The focus of Part I of this monograph has been on both the fundamental properties, graph topologies, and spectral representations of graphs. Part II embarks on these concepts to address the algorithmic and practical issues centered round data/signal processing on graphs, that is, the focus is on the analysis and estimation of both deterministic and random data on graphs. The fundamental ideas related to graph signals are introduced through a simple and intuitive, yet illustrative and general enough case study of multisensor temperature field estimation. The concept of systems on graph is defined using graph signal shift operators, which generalize the corresponding principles from traditional learning systems. At the core of the spectral domain representation of graph signals and systems is the Graph Discrete Fourier Transform (GDFT).

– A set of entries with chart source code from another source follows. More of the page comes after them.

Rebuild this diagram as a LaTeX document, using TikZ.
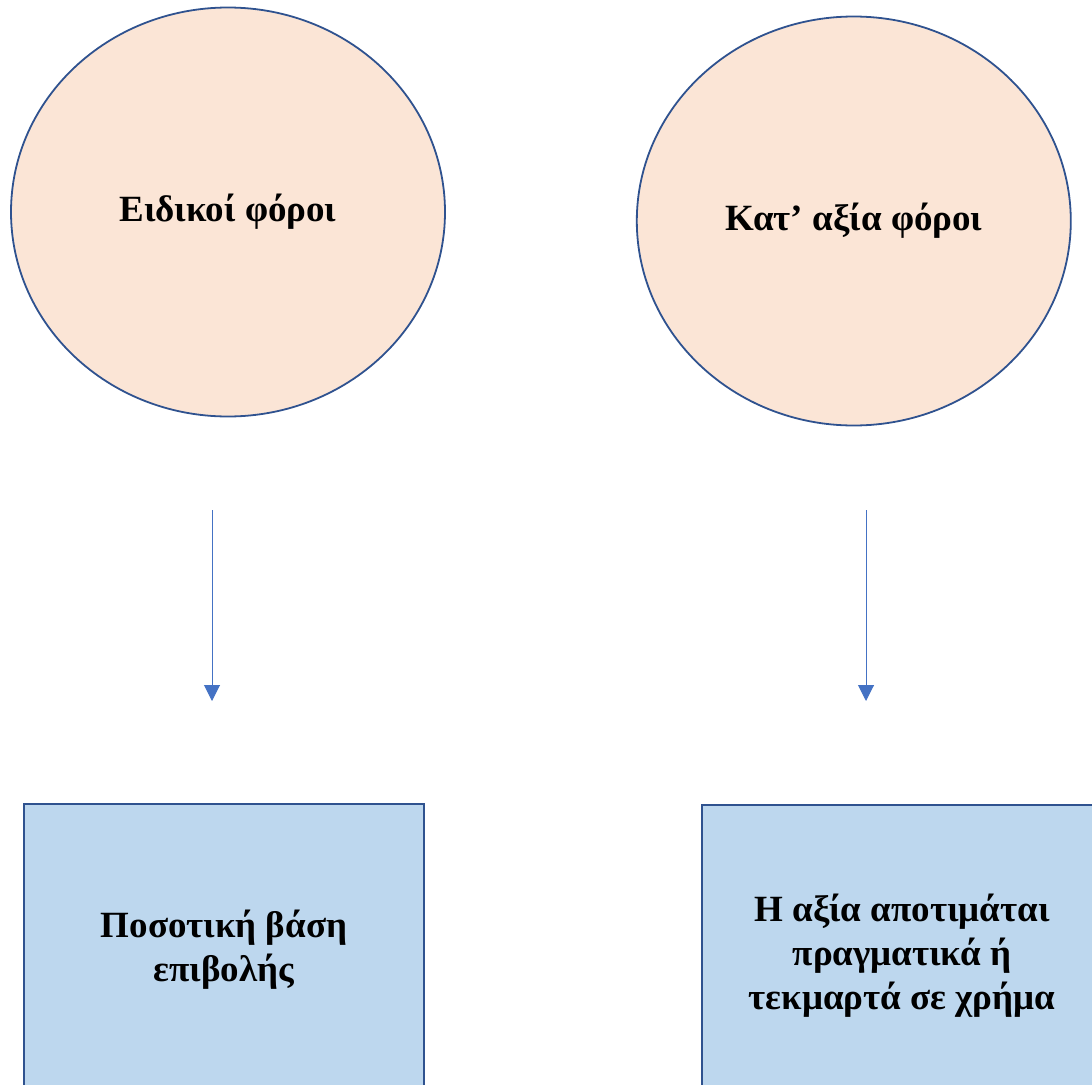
\documentclass[tikz,border=0pt]{standalone}
\usepackage{fontspec}
\setmainfont{Liberation Serif}
\usepackage{tikz}
\usetikzlibrary{shapes.geometric}
\usetikzlibrary{arrows.meta, positioning}

\definecolor{edgeblue}{HTML}{2F528F}
\definecolor{arrowblue}{HTML}{4472C4}
\definecolor{peach}{HTML}{FBE5D6}
\definecolor{paleblue}{HTML}{BDD7EE}

\begin{document}
\begin{tikzpicture}[x=1pt, y=-1pt,
        taxcircle/.style={
            ellipse,
            draw=edgeblue,
            line width=1.8pt,
            fill=peach,
            inner sep=0pt,
            minimum width=434pt,
            minimum height=409pt,
            font=\bfseries\fontsize{37}{44}\selectfont
        },
        basebox/.style={
            rectangle,
            draw=edgeblue,
            line width=1.8pt,
            fill=paleblue,
            minimum width=400pt,
            align=center,
            font=\bfseries\fontsize{37}{44}\selectfont
        },
        arrow/.style={
            -{Triangle[width=16pt,length=16pt]},
            line width=1pt,
            draw=arrowblue
        }
    ]
    \useasboundingbox (0,0) rectangle (1092,1084);

    % Circles for the two kinds of tax
    \node[taxcircle] (special) at (228,212) {Ειδικοί φόροι};
    \node[taxcircle, right=190pt of special, yshift=-9pt] (advalorem) {Κατ’ αξία φόροι};

    % Boxes below
    \node[basebox, minimum height=292pt] (quantity) at (224,950) {Ποσοτική βάση\\επιβολής};
    \node[basebox, minimum height=302pt] (value) at (902,956) {Η αξία αποτιμάται\\πραγματικά ή\\τεκμαρτά σε χρήμα};

    % Arrows between them
    \coordinate (sp-start) at (212,510);
    \coordinate (sp-end) at (212,701);
    \coordinate (av-start) at (866,510);
    \coordinate (av-end) at (866,701);
    \draw[arrow] (sp-start) -- (sp-end);
    \draw[arrow] (av-start) -- (av-end);

\end{tikzpicture}
\end{document}
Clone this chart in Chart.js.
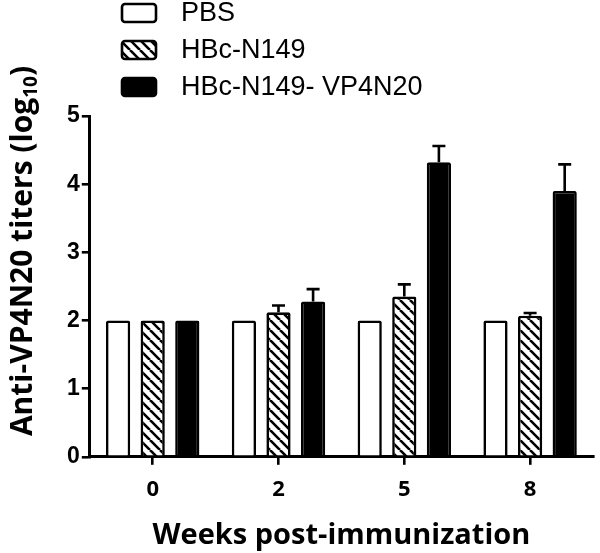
<!DOCTYPE html>
<html lang="en">
<head>
  <meta charset="UTF-8" />
  <title>Anti-VP4N20 titers</title>
  <script src="https://cdn.jsdelivr.net/npm/chart.js"></script>
  <style>
    html, body { margin: 0; padding: 0; background: #fff; }
    #wrap { width: 600px; height: 553px; }
  </style>
</head>
<body>
  <div id="wrap"><canvas id="titerChart"></canvas></div>

  <script>
    // data
    const weeks = ['0', '2', '5', '8'];
    const seriesNames = ['PBS', 'HBc-N149', 'HBc-N149- VP4N20'];
    const pbs = [2.0, 2.0, 2.0, 2.0];
    const hbc = [2.0, 2.12, 2.35, 2.07];
    const hbcVp = [2.0, 2.28, 4.32, 3.90];
    const pbsErr = [0, 0, 0, 0];
    const hbcErr = [0, 0.10, 0.18, 0.04];
    const hbcVpErr = [0, 0.18, 0.24, 0.39];
    const yTicks = [0, 1, 2, 3, 4, 5];

    // diagonal hatch fill
    function makeHatch() {
      const s = 10;
      const c = document.createElement('canvas');
      c.width = s; c.height = s;
      const g = c.getContext('2d');
      g.fillStyle = '#fff';
      g.fillRect(0, 0, s, s);
      g.strokeStyle = '#000';
      g.lineWidth = 2.6;
      g.beginPath();
      for (let k = -1; k <= 1; k++) {
        g.moveTo(k * s, 0);
        g.lineTo(k * s + s, s);
      }
      g.stroke();
      return g.createPattern(c, 'repeat');
    }
    const hatch = makeHatch();

    // upward error bars with caps
    const errorBars = {
      id: 'errorBars',
      afterDatasetsDraw(chart) {
        const ctx = chart.ctx;
        const yScale = chart.scales.y;
        ctx.save();
        ctx.strokeStyle = '#000';
        ctx.lineWidth = 2.6;
        chart.data.datasets.forEach((ds, i) => {
          const meta = chart.getDatasetMeta(i);
          meta.data.forEach((bar, j) => {
            const err = ds.errors[j];
            if (!err) return;
            const yTop = yScale.getPixelForValue(ds.data[j] + err);
            ctx.beginPath();
            ctx.moveTo(bar.x, bar.y);
            ctx.lineTo(bar.x, yTop);
            ctx.moveTo(bar.x - 6.5, yTop);
            ctx.lineTo(bar.x + 6.5, yTop);
            ctx.stroke();
          });
        });
        ctx.restore();
      }
    };

    // stacked legend above the plot
    const stackedLegend = {
      id: 'stackedLegend',
      afterDraw(chart) {
        const ctx = chart.ctx;
        ctx.save();
        ctx.font = '27px "Liberation Sans", Arial, sans-serif';
        ctx.textBaseline = 'middle';
        chart.data.datasets.forEach((ds, i) => {
          const cy = 13 + i * 37;
          ctx.beginPath();
          ctx.roundRect(122, cy - 9, 34, 18, 3);
          ctx.fillStyle = ds.backgroundColor;
          ctx.fill();
          ctx.lineWidth = 2.6;
          ctx.strokeStyle = '#000';
          ctx.stroke();
          ctx.fillStyle = '#000';
          ctx.fillText(ds.label, 181, cy + 1);
        });
        ctx.restore();
      }
    };

    // y title with a real subscript, sits a bit above the axis middle like the original
    const yTitle = {
      id: 'yTitle',
      afterDraw(chart) {
        const ctx = chart.ctx;
        const main = 'Anti-VP4N20 titers (log';
        const sub = '10';
        const close = ')';
        const big = 'bold 30px "Open Sans", sans-serif';
        const small = 'bold 19px "Open Sans", sans-serif';
        ctx.save();
        ctx.fillStyle = '#000';
        ctx.textBaseline = 'alphabetic';
        ctx.font = big;
        const w1 = ctx.measureText(main).width;
        const w3 = ctx.measureText(close).width;
        ctx.font = small;
        const w2 = ctx.measureText(sub).width;
        const total = w1 + w2 + w3;
        ctx.translate(32, 251);
        ctx.rotate(-Math.PI / 2);
        let x = -total / 2;
        ctx.font = big;
        ctx.fillText(main, x, 0);
        x += w1;
        ctx.font = small;
        ctx.fillText(sub, x, 5);
        x += w2;
        ctx.font = big;
        ctx.fillText(close, x, 0);
        ctx.restore();
      }
    };

    const barStyle = { borderColor: '#000', borderWidth: 2.6, borderRadius: 2, borderSkipped: 'bottom' };

    new Chart(document.getElementById('titerChart'), {
      type: 'bar',
      data: {
        labels: weeks,
        datasets: [
          Object.assign({ label: seriesNames[0], data: pbs, errors: pbsErr, backgroundColor: '#fff' }, barStyle),
          Object.assign({ label: seriesNames[1], data: hbc, errors: hbcErr, backgroundColor: hatch }, barStyle),
          Object.assign({ label: seriesNames[2], data: hbcVp, errors: hbcVpErr, backgroundColor: '#000' }, barStyle)
        ]
      },
      plugins: [errorBars, stackedLegend, yTitle],
      options: {
        responsive: true,
        maintainAspectRatio: false,
        animation: false,
        layout: { padding: { top: 116, right: 7, bottom: 0, left: 65 } },
        datasets: { bar: { categoryPercentage: 0.825, barPercentage: 0.7 } },
        plugins: {
          legend: { display: false },
          tooltip: { enabled: false }
        },
        scales: {
          x: {
            grid: { display: true, drawOnChartArea: false, offset: false, color: '#000', lineWidth: 2.6, tickLength: 8 },
            border: { display: true, color: '#000', width: 3 },
            ticks: { color: '#000', padding: 12, font: { family: '"Open Sans", sans-serif', size: 22, weight: 'bold' } },
            title: {
              display: true,
              text: 'Weeks post-immunization',
              color: '#000',
              padding: { top: 3, bottom: 0 },
              font: { family: '"Open Sans", sans-serif', size: 29, weight: 'bold' }
            }
          },
          y: {
            min: 0,
            max: 5,
            afterBuildTicks(scale) { scale.ticks = yTicks.map(v => ({ value: v })); },
            grid: { display: true, drawOnChartArea: false, color: '#000', lineWidth: 2.6, tickLength: 8 },
            border: { display: true, color: '#000', width: 3 },
            ticks: { color: '#000', padding: 2, font: { family: '"Liberation Sans", Arial, sans-serif', size: 23, weight: 'bold' } }
          }
        }
      }
    });
  </script>
</body>
</html>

The spectral domain representations are then used as the basis to introduce graph signal filtering concepts and address their design, including Chebyshev polynomial approximation series. Ideas related to the sampling of graph signals are presented and further linked with compressive sensing. Localized graph signal analysis in the joint vertex-spectral domain is referred to as the vertex-frequency analysis, since it can be considered as an extension of classical time-frequency analysis to the graph domain of a signal. Important topics related to the local graph Fourier transform (LGFT) are covered, together with its various forms including the graph spectral and vertex domain windows and the inversion conditions and relations. A link between the LGFT with spectral varying window and the spectral graph wavelet transform (SGWT) is also established. Realizations of the LGFT and SGWT using polynomial (Chebyshev) approximations of the spectral functions are further considered. Finally, energy versions of the vertex-frequency representations are introduced.